# "Mulle äiti Ana naputti vuosikaudet"



## Opossumi

Tervehdys,

 I found this sentence in a book and I'm lost with i's meaning. " Mulle äiti Ana naputti vuosikaudet, ihan ku olisin ollut Serjozan isoveli tai jotain, kun ei sen isästäkään ollut mihinkään. "

I understand the end of the sentence, " as if I would have been Seriozan older brother or something, because his own father was not around" but the beginning is not clear to me. 

Maybe naputtaa in this context goes for "to nag" but what about naputti vuosikaudet? " to nag year after year? " or to nag all the time?

For more clarity, the protagonists are: -1- the narrator, (a boy), -2- Serioza, the narrators best friend and -3- Ana, Seriozas mother ( in this case the narrator calls her " äiti Ana" (ironically I presume.)

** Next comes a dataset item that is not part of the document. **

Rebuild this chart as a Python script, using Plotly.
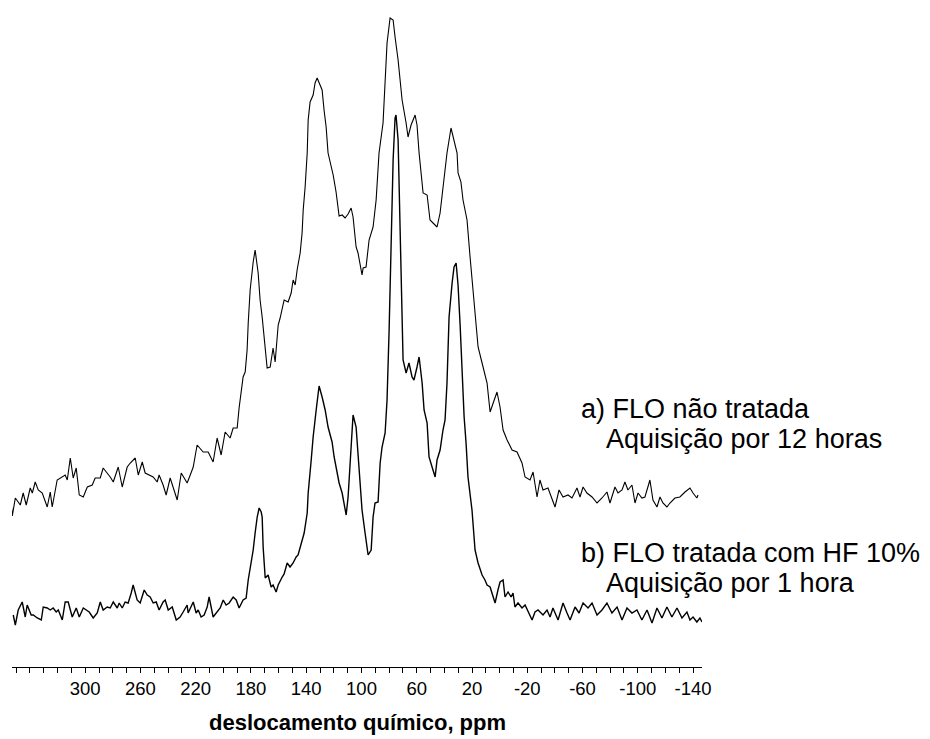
import plotly.graph_objects as go

# 13C CP-MAS spectra, chemical shift (ppm) and intensity (a.u., relative to each baseline)
ppm_a = [353.5, 352.8, 350.6, 347.0, 344.9, 342.7, 339.8, 338.3, 336.2, 334.0, 331.1, 327.5, 325.3, 323.9,
         320.3, 318.1, 314.5, 313.0, 310.8, 308.7, 306.5, 304.3, 301.4, 298.5, 294.9, 292.8, 289.1, 287.0,
         284.1, 281.9, 279.7, 276.1, 273.2, 269.6, 267.4, 263.8, 261.6, 258.7, 256.6, 253.0, 250.8, 247.9,
         246.5, 243.6, 241.4, 238.5, 236.3, 233.4, 230.5, 226.2, 222.6, 221.8, 219.0, 216.8, 214.6, 211.0,
         207.4, 204.5, 201.6, 198.7, 195.1, 192.9, 190.0, 188.6, 187.1, 185.7, 184.2, 182.8, 182.0, 180.6,
         178.4, 177.0, 174.8, 173.4, 171.9, 170.5, 168.3, 166.1, 164.0, 162.5, 160.3, 158.9, 157.4, 156.0,
         153.1, 150.9, 149.5, 148.0, 146.6, 144.4, 143.0, 142.2, 140.8, 139.3, 138.6, 137.2, 135.0, 133.6,
         132.1, 130.7, 128.5, 127.1, 125.6, 124.2, 122.7, 120.5, 118.4, 116.2, 114.0, 111.9, 109.7, 107.5,
         106.1, 103.9, 102.5, 99.6, 98.8, 96.7, 94.5, 91.6, 89.4, 87.3, 84.4, 82.9, 81.5, 79.3, 77.1, 75.7,
         73.5, 70.6, 69.2, 67.7, 66.3, 64.1, 61.2, 59.8, 58.3, 55.4, 52.5, 50.4, 48.2, 45.3, 43.1, 41.0,
         38.1, 35.2, 33.0, 30.8, 30.1, 28.0, 26.5, 23.6, 21.4, 19.2, 15.6, 12.7, 9.1, 6.9, 4.8, 1.9, -0.3,
         -2.5, -5.4, -9.0, -12.6, -16.2, -18.4, -22.0, -24.2, -27.1, -29.2, -31.4, -35.0, -37.9, -40.1,
         -43.0, -45.9, -49.5, -52.4, -56.0, -58.2, -60.4, -63.2, -66.9, -70.5, -74.1, -77.7, -79.9, -83.5,
         -85.7, -88.6, -90.7, -92.9, -95.8, -98.0, -100.2, -103.0, -105.2, -108.8, -111.0, -113.9, -116.1,
         -118.2, -121.1, -123.3, -126.9, -130.5, -134.2, -137.8, -140.0, -142.8, -143.6]
int_a = [-10, -21, -3, -10, 2, -10, 7, 2, 13, 5, 2, -12, 3, -12,
         15, 17, 20, 15, 37, 17, 27, 0, -2, 8, 10, 17, 17, 27,
         22, 18, 13, 28, 8, 28, 32, 37, 20, 33, 22, 20, 18, 13,
         20, 10, 0, 17, 8, -5, 22, 12, 25, 28, 50, 47, 43, 43,
         33, 57, 40, 63, 57, 67, 67, 87, 102, 118, 123, 145, 172, 205,
         233, 245, 222, 195, 178, 155, 127, 128, 147, 133, 170, 177, 188, 195,
         193, 202, 215, 210, 225, 242, 262, 285, 308, 342, 375, 393, 400, 412,
         417, 412, 405, 385, 368, 342, 333, 320, 303, 279, 280, 277, 281, 287,
         278, 248, 242, 220, 227, 228, 255, 268, 295, 342, 372, 412, 452, 477, 475, 458,
         435, 395, 385, 372, 358, 370, 380, 370, 342, 302, 300, 275, 272, 268, 282, 308,
         342, 367, 355, 342, 322, 313, 295, 275, 238, 202, 148, 132, 112, 83, 92, 103, 88,
         65, 55, 45, 43, 32, 18, 15, 23, -2, 15, 5, 7, -3, -12,
         5, -2, 0, -3, 7, -2, 8, 2, -2, -8, -3, 3, -8, 8,
         2, 5, 13, 5, 10, -8, 2, -3, -2, 15, -5, -12, -2,
         -8, -12, -8, -3, -2, 3, 7, 2, -3, 0]

ppm_b = [352.1, 350.6, 348.5, 345.6, 343.4, 342.0, 339.1, 337.6, 334.7, 331.8, 330.4, 327.5, 325.3, 323.2,
         321.0, 319.5, 316.6, 314.5, 312.3, 309.4, 306.5, 304.3, 301.4, 299.3, 297.1, 294.2, 291.3, 289.1,
         287.0, 284.1, 281.9, 279.7, 276.8, 275.4, 273.2, 271.1, 268.9, 266.7, 265.3, 262.4, 260.2, 257.3,
         255.1, 253.0, 250.8, 248.6, 246.5, 243.6, 242.1, 239.9, 237.0, 234.1, 231.3, 229.1, 226.2, 225.5,
         221.8, 219.7, 218.2, 216.1, 213.9, 211.7, 210.3, 207.4, 205.2, 202.3, 200.1, 198.0, 195.8, 192.9,
         190.7, 188.6, 185.7, 183.5, 182.0, 180.6, 178.4, 177.0, 175.5, 174.1, 172.6, 171.9, 171.2, 169.7,
         167.6, 165.4, 164.0, 161.8, 160.3, 157.4, 156.0, 153.8, 151.7, 149.5, 147.3, 145.9, 144.4, 143.0,
         141.5, 139.3, 138.6, 136.4, 135.0, 132.8, 131.4, 130.7, 128.5, 126.3, 124.2, 121.3, 119.8, 118.4,
         116.2, 114.0, 112.6, 111.1, 109.7, 107.5, 106.1, 103.9, 102.5, 99.6, 97.4, 95.2, 93.0, 91.6, 90.2,
         88.0, 86.5, 85.1, 82.9, 81.5, 80.0, 78.6, 77.1, 75.7, 75.0, 73.5, 72.8, 72.1, 71.3, 70.6, 69.9,
         67.7, 65.6, 63.4, 62.0, 59.8, 58.3, 56.1, 54.7, 52.5, 51.1, 48.9, 46.7, 45.3, 43.1, 41.0, 39.5,
         38.1, 36.6, 34.4, 33.0, 31.5, 30.1, 28.6, 27.2, 25.7, 24.3, 22.9, 20.0, 17.8, 15.6, 12.7, 10.6,
         9.1, 6.9, 4.8, 3.3, 1.2, -0.3, -2.5, -3.9, -6.1, -8.3, -9.7, -11.1, -13.3, -16.2, -18.4, -20.6,
         -23.5, -25.6, -27.8, -31.4, -34.3, -36.5, -38.6, -42.3, -45.9, -48.8, -51.0, -54.6, -57.5, -60.4,
         -64.0, -66.9, -70.5, -74.1, -77.7, -81.3, -85.0, -88.6, -92.2, -95.8, -99.4, -103.0, -106.7,
         -110.3, -113.9, -117.5, -121.1, -124.7, -128.4, -132.0, -135.6, -137.8, -140.0, -142.8, -145.0, -146.5]
int_b = [-3, -13, 2, 10, -5, 7, -3, -3, -6, -8, 5, 4, 2, 4,
         0, 2, -8, 10, 10, -5, 4, -5, 4, 2, 0, -6, -1, 10,
         2, 5, 4, 10, 4, 9, 4, 10, 9, 19, 27, 12, 9, 22,
         17, 15, 9, 10, 2, 10, 12, 2, 5, -8, -5, 0, 7, -1,
         10, -1, 2, -5, -3, 5, 15, -5, -1, 4, 12, 7, 9, 15,
         12, 4, 12, 14, 32, 44, 62, 79, 95, 104, 100, 95, 65, 34,
         37, 25, 27, 20, 27, 35, 38, 49, 45, 49, 55, 57, 65, 70,
         79, 99, 119, 152, 175, 202, 222, 226, 215, 202, 185, 170, 155, 145,
         129, 119, 109, 97, 115, 162, 197, 185, 155, 102, 79, 57, 62, 95, 109,
         110, 149, 165, 179, 212, 282, 362, 452, 494, 497, 472, 432, 382, 332, 292, 252,
         239, 249, 235, 232, 245, 255, 229, 202, 189, 155, 145, 135, 152, 162, 182, 192,
         229, 295, 329, 345, 349, 327, 287, 242, 195, 169, 135, 102, 62, 49, 37, 32,
         27, 25, 15, 9, 22, 30, 32, 15, 20, 15, 19, 5, 9, 4, 7, 0,
         -8, 0, 2, -3, 2, -5, 4, -8, 9, -1, -8, 5, -1, 9,
         4, 9, -3, 2, 9, -1, 5, -8, 4, -1, 2, -8, 2,
         -11, 4, -6, 5, -5, 4, -6, 0, -8, -5, -10, -6, -10]

# vertical stacking offsets of the two spectra
offset_a = 172
offset_b = 55

tick_vals = [300, 260, 220, 180, 140, 100, 60, 20, -20, -60, -100, -140]
tick_text = [str(v) for v in tick_vals]

labels_a = ["a) FLO não tratada", "Aquisição por 12 horas"]
labels_b = ["b) FLO tratada com HF 10%", "Aquisição por 1 hora"]

FONT = "Liberation Sans, Arial, Helvetica, sans-serif"

fig = go.Figure()
fig.add_trace(go.Scatter(x=ppm_a, y=[v + offset_a for v in int_a], mode="lines",
                         line=dict(color="black", width=1.1), hoverinfo="skip"))
fig.add_trace(go.Scatter(x=ppm_b, y=[v + offset_b for v in int_b], mode="lines",
                         line=dict(color="black", width=1.4), hoverinfo="skip"))

# sample labels placed beside the baselines
label_pos = [(-57.6, 258, labels_a[0]), (-75.6, 228, labels_a[1]),
             (-57.6, 114, labels_b[0]), (-75.6, 84, labels_b[1])]
for x, y, t in label_pos:
    fig.add_annotation(x=x, y=y, xref="x", yref="y", text=t, showarrow=False,
                       xanchor="left", yanchor="middle",
                       font=dict(family=FONT, size=27, color="black"))

fig.add_annotation(x=0.5, y=-0.084, xref="paper", yref="paper",
                   text="<b>deslocamento químico, ppm</b>", showarrow=False,
                   xanchor="center", yanchor="middle",
                   font=dict(family=FONT, size=22, color="black"))

fig.update_layout(
    width=930, height=739,
    margin=dict(l=12, r=228, t=10, b=72),
    paper_bgcolor="white", plot_bgcolor="white",
    showlegend=False,
    xaxis=dict(range=[353, -146.5], showgrid=False, zeroline=False,
               showline=True, linecolor="black", linewidth=1.2,
               ticks="outside", ticklen=5, tickwidth=1, tickcolor="black",
               tickvals=tick_vals, ticktext=tick_text,
               tickfont=dict(family=FONT, size=18.5, color="black"),
               ticklabelstandoff=0,
               minor=dict(dtick=10, tick0=0, ticks="outside", ticklen=5,
                          tickwidth=1, tickcolor="black")),
    yaxis=dict(range=[0, 657], visible=False, showgrid=False, zeroline=False),
)

fig.write_html("out.html")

Olisin kiitollinen jos joku viitsisi auttaa minua.


----------



## MaijaPoppanen

Opossumi said:


> Maybe naputtaa in this context goes for "to nag" but what about naputti vuosikaudet? " to nag year after year? " or to nag all the time?


I would say it means "to nag year after year"


----------



## Hakro

_"... kun ei sen isästäkään ollut mihinkään."_ The meaning here is "because his own father was good for nothing".

About nagging I agree with Maija.


----------



## Opossumi

Kiitos Maija ja Hakro.


----------